Tiens, moi je vais essayer de vous parler d'une seule chose, parce qu'elles me sont apparues encore hier soir :
Les Poupées d'Hans Bellmer
La plus célèbre, certainement (celle qui a inspiré Mamoru Oshi pour
Ghost in The Shell, entre autres) :
et d'autres :
Elles sont
quasiment toutes là. Mais les photos sont de piètre qualité.
Depuis le temps qu'elles traversent mon champ de vision, elles ne cessent de m'interroger, les poupées d'
Hans Bellmer. Elles s'inspirent de l'esthétique classique de la poupée de cire, celle que toutes les petites filles possédaient ou révaient de posséder, à la fin du 19°, au début du 20°. Mais elles sont restituées, régurgitées, comme les reliquats des fantasmes de leur créateur.
Certaines portent les stigmates d'une violence qui devait être la violence projetée par Bellmer. La sienne, ou cellle de son époque.
C'est au milieu des années 30. Le surréalisme est là, et avec lui, le sexe, libéré par les années folles, est entré de plein fouet dans l'art. Un sexe différent de celui que celui que l'histoire du "Nu"* a représenté jusqu'ici. Un sexe dérangeant, beaucoup moins facile à appréhender, beaucoup plus subversif, qui ne se contente pas de montrer des corps, mais qui interroge le fait de les montrer. Et, dans le cas des poupées de Bellmer, le statut même de ce qu'il montre. Des femmes ? Ces femmes libérées des années folles, auxquelles les hommes refusent pourtant un statut d'égalité ? Des objets, des artefacts, comme des poupées gonflables avant l'heure ?

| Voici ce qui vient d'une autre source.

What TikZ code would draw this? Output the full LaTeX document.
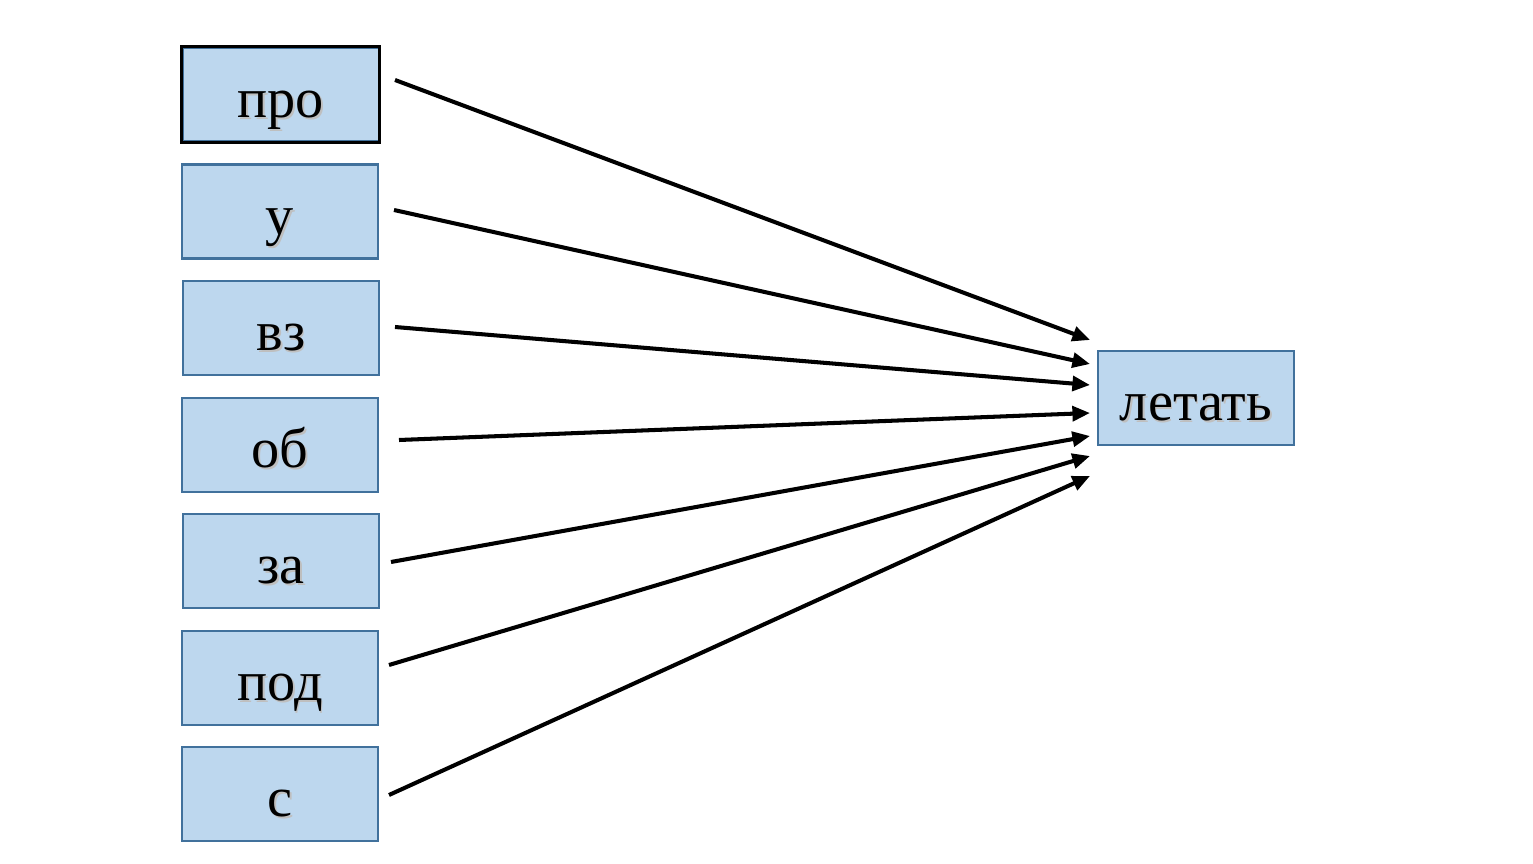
\documentclass[tikz,border=0pt]{standalone}
\usepackage{fontspec}
\setmainfont{Liberation Serif}
\usetikzlibrary{arrows.meta}
\definecolor{boxfill}{HTML}{BDD7EE}
\definecolor{boxline}{HTML}{41719C}
% soft text shadow
\newcommand{\shadowtext}[1]{\makebox[0pt][l]{\hspace{0.5pt}\raisebox{-0.5pt}{\textcolor{black!25}{#1}}}#1}

\begin{document}
\begin{tikzpicture}[x=0.01cm,y=-0.01cm,
	wordbox/.style={draw=boxline, line width=0.6pt, fill=boxfill, minimum width=1.96cm, minimum height=0.94cm, inner sep=0pt, text height=13.5pt, text depth=0.5pt, font=\fontsize{16}{18}\selectfont},
	link/.style={line width=1.15pt, -{Triangle[length=5pt,width=4.2pt]}}]
	
	% Parameters
	\def\tipx{1090}
	\useasboundingbox (0,0) rectangle (1533,864);
	
	% prefix boxes
	\foreach \n/\x/\y/\t in {pro/280.5/94.5/про, u/280/211.5/у, vz/281/328/вз, ob/280/445/об, za/281/561/за, pod/280/678/под, s/280/794/с} {
		\node[wordbox] (\n) at (\x,\y) {\shadowtext{\t}};
	}
	\draw[black, line width=0.75pt] (pro.south west) rectangle (pro.north east);
	
	% verb box
	\node[wordbox] (letat) at (1196,398) {\shadowtext{летать}};
	
	% arrows to verb
	\foreach \n/\sx/\sy/\ey in {pro/395/80/340, u/394/210/364, vz/395/327/385, ob/399/440/413, za/391/562/436, pod/389/665/456, s/389/795/476} {
		\coordinate (\n-from) at (\sx,\sy);
		\coordinate (\n-to) at (\tipx,\ey);
		\draw[link] (\n-from) -- (\n-to);
	}
	
\end{tikzpicture}
\end{document}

Et puis il y a cette façon de les mettre en scène. Disloquées, distordues, comme si ces corps d'albatre sortaient démembrés d'une trop longue partie de plaisir avec leur créateur.
Et pourtant, ce sont des objets. Ils n'ont de vie propre que dans la tête de celui qui les a conçu, et dans celles de ceux qui les regarde.
Je les regarde, je les connais sous toutes leurs facettes, et pourtant elles continuent à me déranger, à m'interroger. Sur moi. Sur les femmes. Sur le sexe. Sur l'art. Sur le sexe comme art. Sur l'art comme accessoire de plaisir. Sur mon propre corps.
Elles vous dérangent, vous ?
*pour ceux que cette histoire du Nu intéresse, il y a ce livre beau et très facile de Jean-Luc Nancy et Federico Ferrari,
Nus sommes, la peau des images. Qui a en plus le bon goût de ne pas être cher. Très bien pour briller dans les conversations libertines, et en apprendre un peu sur le rapport de l'occidental à son corps.